━━━ INFORMATION PROVIDED

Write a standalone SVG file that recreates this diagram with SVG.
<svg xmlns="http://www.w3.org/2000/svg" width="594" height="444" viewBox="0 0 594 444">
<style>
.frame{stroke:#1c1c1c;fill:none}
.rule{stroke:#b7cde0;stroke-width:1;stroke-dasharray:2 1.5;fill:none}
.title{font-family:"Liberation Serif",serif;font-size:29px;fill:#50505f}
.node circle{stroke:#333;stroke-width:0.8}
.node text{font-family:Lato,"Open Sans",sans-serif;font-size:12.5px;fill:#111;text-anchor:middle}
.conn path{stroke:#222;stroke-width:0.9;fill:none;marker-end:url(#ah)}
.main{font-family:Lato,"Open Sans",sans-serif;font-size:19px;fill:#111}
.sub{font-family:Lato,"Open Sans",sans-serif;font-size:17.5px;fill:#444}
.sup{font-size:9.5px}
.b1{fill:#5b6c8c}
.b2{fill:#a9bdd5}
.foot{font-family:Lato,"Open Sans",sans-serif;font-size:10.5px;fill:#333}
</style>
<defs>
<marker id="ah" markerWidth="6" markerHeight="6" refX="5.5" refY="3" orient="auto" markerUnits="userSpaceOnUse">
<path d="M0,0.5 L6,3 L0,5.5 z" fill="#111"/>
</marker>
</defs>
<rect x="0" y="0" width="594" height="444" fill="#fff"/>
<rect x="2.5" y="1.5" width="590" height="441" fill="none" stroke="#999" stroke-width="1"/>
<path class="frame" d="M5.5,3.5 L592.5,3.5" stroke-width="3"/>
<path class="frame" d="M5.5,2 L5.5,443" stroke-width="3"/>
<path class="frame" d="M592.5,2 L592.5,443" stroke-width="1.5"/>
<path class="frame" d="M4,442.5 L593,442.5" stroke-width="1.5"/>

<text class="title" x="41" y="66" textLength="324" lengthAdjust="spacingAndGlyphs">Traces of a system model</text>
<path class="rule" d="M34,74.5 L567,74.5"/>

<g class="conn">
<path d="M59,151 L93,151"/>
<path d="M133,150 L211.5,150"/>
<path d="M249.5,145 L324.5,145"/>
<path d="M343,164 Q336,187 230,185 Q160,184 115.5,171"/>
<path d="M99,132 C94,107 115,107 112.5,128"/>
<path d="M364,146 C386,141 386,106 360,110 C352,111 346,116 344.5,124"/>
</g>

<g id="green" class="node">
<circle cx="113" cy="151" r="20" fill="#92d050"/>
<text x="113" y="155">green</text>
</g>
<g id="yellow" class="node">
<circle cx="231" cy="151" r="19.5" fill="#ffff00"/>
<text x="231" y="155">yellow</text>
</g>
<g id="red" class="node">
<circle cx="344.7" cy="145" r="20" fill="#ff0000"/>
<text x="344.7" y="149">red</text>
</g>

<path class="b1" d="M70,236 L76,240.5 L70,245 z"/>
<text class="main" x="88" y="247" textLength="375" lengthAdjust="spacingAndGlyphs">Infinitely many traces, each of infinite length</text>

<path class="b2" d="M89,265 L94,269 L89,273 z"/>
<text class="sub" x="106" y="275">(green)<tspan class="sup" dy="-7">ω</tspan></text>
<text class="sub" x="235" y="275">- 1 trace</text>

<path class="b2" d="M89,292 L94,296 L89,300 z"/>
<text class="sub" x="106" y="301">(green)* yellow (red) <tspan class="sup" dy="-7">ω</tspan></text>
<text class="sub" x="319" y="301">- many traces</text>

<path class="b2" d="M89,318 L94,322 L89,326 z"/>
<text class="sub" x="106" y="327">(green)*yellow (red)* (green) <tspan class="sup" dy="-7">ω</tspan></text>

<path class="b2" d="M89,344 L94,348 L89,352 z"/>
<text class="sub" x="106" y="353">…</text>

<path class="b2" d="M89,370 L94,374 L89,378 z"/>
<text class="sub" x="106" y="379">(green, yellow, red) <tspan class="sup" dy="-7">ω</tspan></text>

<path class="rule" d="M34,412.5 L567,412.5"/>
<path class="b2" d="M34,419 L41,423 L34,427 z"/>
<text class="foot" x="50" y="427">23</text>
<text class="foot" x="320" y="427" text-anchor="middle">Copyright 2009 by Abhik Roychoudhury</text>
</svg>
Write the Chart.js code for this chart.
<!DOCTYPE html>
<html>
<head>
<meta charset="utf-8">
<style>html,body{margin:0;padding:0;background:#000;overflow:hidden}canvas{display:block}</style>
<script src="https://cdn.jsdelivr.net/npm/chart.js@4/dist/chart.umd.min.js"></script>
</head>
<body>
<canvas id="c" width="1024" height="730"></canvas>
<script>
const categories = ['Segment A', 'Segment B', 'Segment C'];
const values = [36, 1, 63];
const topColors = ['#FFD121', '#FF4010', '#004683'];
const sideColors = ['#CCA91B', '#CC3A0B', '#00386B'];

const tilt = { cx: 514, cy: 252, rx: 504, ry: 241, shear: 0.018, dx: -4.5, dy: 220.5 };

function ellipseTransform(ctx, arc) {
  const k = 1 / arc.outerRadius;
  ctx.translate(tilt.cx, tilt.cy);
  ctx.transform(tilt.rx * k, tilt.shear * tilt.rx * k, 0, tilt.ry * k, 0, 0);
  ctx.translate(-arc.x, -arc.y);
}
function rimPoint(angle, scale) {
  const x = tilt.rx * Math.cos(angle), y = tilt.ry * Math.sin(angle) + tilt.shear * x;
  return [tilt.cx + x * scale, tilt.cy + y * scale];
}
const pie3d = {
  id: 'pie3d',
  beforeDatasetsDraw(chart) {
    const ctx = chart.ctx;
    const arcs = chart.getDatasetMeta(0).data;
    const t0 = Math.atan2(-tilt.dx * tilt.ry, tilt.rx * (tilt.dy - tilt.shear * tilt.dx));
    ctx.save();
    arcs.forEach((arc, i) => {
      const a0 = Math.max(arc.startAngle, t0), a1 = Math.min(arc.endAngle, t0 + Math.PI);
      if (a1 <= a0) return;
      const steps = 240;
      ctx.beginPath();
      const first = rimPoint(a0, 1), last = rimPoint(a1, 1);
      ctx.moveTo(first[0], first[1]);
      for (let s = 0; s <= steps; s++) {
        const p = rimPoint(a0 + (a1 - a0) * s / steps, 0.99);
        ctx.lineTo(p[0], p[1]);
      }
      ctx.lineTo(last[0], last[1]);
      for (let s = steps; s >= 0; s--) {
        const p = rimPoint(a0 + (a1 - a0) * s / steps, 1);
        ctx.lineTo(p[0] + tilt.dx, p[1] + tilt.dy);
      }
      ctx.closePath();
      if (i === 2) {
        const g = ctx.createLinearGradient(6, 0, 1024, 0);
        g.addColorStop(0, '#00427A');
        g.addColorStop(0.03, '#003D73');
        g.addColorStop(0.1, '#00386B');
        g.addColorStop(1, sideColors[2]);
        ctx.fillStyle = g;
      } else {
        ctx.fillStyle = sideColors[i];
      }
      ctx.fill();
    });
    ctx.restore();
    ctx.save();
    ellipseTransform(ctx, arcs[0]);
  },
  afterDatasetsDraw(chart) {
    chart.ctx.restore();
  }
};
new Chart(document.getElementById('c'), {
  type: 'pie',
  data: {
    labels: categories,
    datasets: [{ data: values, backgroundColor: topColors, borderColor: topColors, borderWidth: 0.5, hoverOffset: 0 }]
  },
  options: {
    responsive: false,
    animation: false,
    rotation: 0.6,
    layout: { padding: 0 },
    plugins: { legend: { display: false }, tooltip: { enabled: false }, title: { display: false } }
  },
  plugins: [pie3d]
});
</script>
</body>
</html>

━━━━━━

- _JOB_
Extract all the entries word for word.

- _CORRECT RESULT_
Write a standalone SVG file that recreates this diagram with SVG.
<svg xmlns="http://www.w3.org/2000/svg" width="594" height="444" viewBox="0 0 594 444">
<style>
.frame{stroke:#1c1c1c;fill:none}
.rule{stroke:#b7cde0;stroke-width:1;stroke-dasharray:2 1.5;fill:none}
.title{font-family:"Liberation Serif",serif;font-size:29px;fill:#50505f}
.node circle{stroke:#333;stroke-width:0.8}
.node text{font-family:Lato,"Open Sans",sans-serif;font-size:12.5px;fill:#111;text-anchor:middle}
.conn path{stroke:#222;stroke-width:0.9;fill:none;marker-end:url(#ah)}
.main{font-family:Lato,"Open Sans",sans-serif;font-size:19px;fill:#111}
.sub{font-family:Lato,"Open Sans",sans-serif;font-size:17.5px;fill:#444}
.sup{font-size:9.5px}
.b1{fill:#5b6c8c}
.b2{fill:#a9bdd5}
.foot{font-family:Lato,"Open Sans",sans-serif;font-size:10.5px;fill:#333}
</style>
<defs>
<marker id="ah" markerWidth="6" markerHeight="6" refX="5.5" refY="3" orient="auto" markerUnits="userSpaceOnUse">
<path d="M0,0.5 L6,3 L0,5.5 z" fill="#111"/>
</marker>
</defs>
<rect x="0" y="0" width="594" height="444" fill="#fff"/>
<rect x="2.5" y="1.5" width="590" height="441" fill="none" stroke="#999" stroke-width="1"/>
<path class="frame" d="M5.5,3.5 L592.5,3.5" stroke-width="3"/>
<path class="frame" d="M5.5,2 L5.5,443" stroke-width="3"/>
<path class="frame" d="M592.5,2 L592.5,443" stroke-width="1.5"/>
<path class="frame" d="M4,442.5 L593,442.5" stroke-width="1.5"/>

<text class="title" x="41" y="66" textLength="324" lengthAdjust="spacingAndGlyphs">Traces of a system model</text>
<path class="rule" d="M34,74.5 L567,74.5"/>

<g class="conn">
<path d="M59,151 L93,151"/>
<path d="M133,150 L211.5,150"/>
<path d="M249.5,145 L324.5,145"/>
<path d="M343,164 Q336,187 230,185 Q160,184 115.5,171"/>
<path d="M99,132 C94,107 115,107 112.5,128"/>
<path d="M364,146 C386,141 386,106 360,110 C352,111 346,116 344.5,124"/>
</g>

<g id="green" class="node">
<circle cx="113" cy="151" r="20" fill="#92d050"/>
<text x="113" y="155">green</text>
</g>
<g id="yellow" class="node">
<circle cx="231" cy="151" r="19.5" fill="#ffff00"/>
<text x="231" y="155">yellow</text>
</g>
<g id="red" class="node">
<circle cx="344.7" cy="145" r="20" fill="#ff0000"/>
<text x="344.7" y="149">red</text>
</g>

<path class="b1" d="M70,236 L76,240.5 L70,245 z"/>
<text class="main" x="88" y="247" textLength="375" lengthAdjust="spacingAndGlyphs">Infinitely many traces, each of infinite length</text>

<path class="b2" d="M89,265 L94,269 L89,273 z"/>
<text class="sub" x="106" y="275">(green)<tspan class="sup" dy="-7">ω</tspan></text>
<text class="sub" x="235" y="275">- 1 trace</text>

<path class="b2" d="M89,292 L94,296 L89,300 z"/>
<text class="sub" x="106" y="301">(green)* yellow (red) <tspan class="sup" dy="-7">ω</tspan></text>
<text class="sub" x="319" y="301">- many traces</text>

<path class="b2" d="M89,318 L94,322 L89,326 z"/>
<text class="sub" x="106" y="327">(green)*yellow (red)* (green) <tspan class="sup" dy="-7">ω</tspan></text>

<path class="b2" d="M89,344 L94,348 L89,352 z"/>
<text class="sub" x="106" y="353">…</text>

<path class="b2" d="M89,370 L94,374 L89,378 z"/>
<text class="sub" x="106" y="379">(green, yellow, red) <tspan class="sup" dy="-7">ω</tspan></text>

<path class="rule" d="M34,412.5 L567,412.5"/>
<path class="b2" d="M34,419 L41,423 L34,427 z"/>
<text class="foot" x="50" y="427">23</text>
<text class="foot" x="320" y="427" text-anchor="middle">Copyright 2009 by Abhik Roychoudhury</text>
</svg>
Write the Chart.js code for this chart.
<!DOCTYPE html>
<html>
<head>
<meta charset="utf-8">
<style>html,body{margin:0;padding:0;background:#000;overflow:hidden}canvas{display:block}</style>
<script src="https://cdn.jsdelivr.net/npm/chart.js@4/dist/chart.umd.min.js"></script>
</head>
<body>
<canvas id="c" width="1024" height="730"></canvas>
<script>
const categories = ['Segment A', 'Segment B', 'Segment C'];
const values = [36, 1, 63];
const topColors = ['#FFD121', '#FF4010', '#004683'];
const sideColors = ['#CCA91B', '#CC3A0B', '#00386B'];

const tilt = { cx: 514, cy: 252, rx: 504, ry: 241, shear: 0.018, dx: -4.5, dy: 220.5 };

function ellipseTransform(ctx, arc) {
  const k = 1 / arc.outerRadius;
  ctx.translate(tilt.cx, tilt.cy);
  ctx.transform(tilt.rx * k, tilt.shear * tilt.rx * k, 0, tilt.ry * k, 0, 0);
  ctx.translate(-arc.x, -arc.y);
}
function rimPoint(angle, scale) {
  const x = tilt.rx * Math.cos(angle), y = tilt.ry * Math.sin(angle) + tilt.shear * x;
  return [tilt.cx + x * scale, tilt.cy + y * scale];
}
const pie3d = {
  id: 'pie3d',
  beforeDatasetsDraw(chart) {
    const ctx = chart.ctx;
    const arcs = chart.getDatasetMeta(0).data;
    const t0 = Math.atan2(-tilt.dx * tilt.ry, tilt.rx * (tilt.dy - tilt.shear * tilt.dx));
    ctx.save();
    arcs.forEach((arc, i) => {
      const a0 = Math.max(arc.startAngle, t0), a1 = Math.min(arc.endAngle, t0 + Math.PI);
      if (a1 <= a0) return;
      const steps = 240;
      ctx.beginPath();
      const first = rimPoint(a0, 1), last = rimPoint(a1, 1);
      ctx.moveTo(first[0], first[1]);
      for (let s = 0; s <= steps; s++) {
        const p = rimPoint(a0 + (a1 - a0) * s / steps, 0.99);
        ctx.lineTo(p[0], p[1]);
      }
      ctx.lineTo(last[0], last[1]);
      for (let s = steps; s >= 0; s--) {
        const p = rimPoint(a0 + (a1 - a0) * s / steps, 1);
        ctx.lineTo(p[0] + tilt.dx, p[1] + tilt.dy);
      }
      ctx.closePath();
      if (i === 2) {
        const g = ctx.createLinearGradient(6, 0, 1024, 0);
        g.addColorStop(0, '#00427A');
        g.addColorStop(0.03, '#003D73');
        g.addColorStop(0.1, '#00386B');
        g.addColorStop(1, sideColors[2]);
        ctx.fillStyle = g;
      } else {
        ctx.fillStyle = sideColors[i];
      }
      ctx.fill();
    });
    ctx.restore();
    ctx.save();
    ellipseTransform(ctx, arcs[0]);
  },
  afterDatasetsDraw(chart) {
    chart.ctx.restore();
  }
};
new Chart(document.getElementById('c'), {
  type: 'pie',
  data: {
    labels: categories,
    datasets: [{ data: values, backgroundColor: topColors, borderColor: topColors, borderWidth: 0.5, hoverOffset: 0 }]
  },
  options: {
    responsive: false,
    animation: false,
    rotation: 0.6,
    layout: { padding: 0 },
    plugins: { legend: { display: false }, tooltip: { enabled: false }, title: { display: false } }
  },
  plugins: [pie3d]
});
</script>
</body>
</html>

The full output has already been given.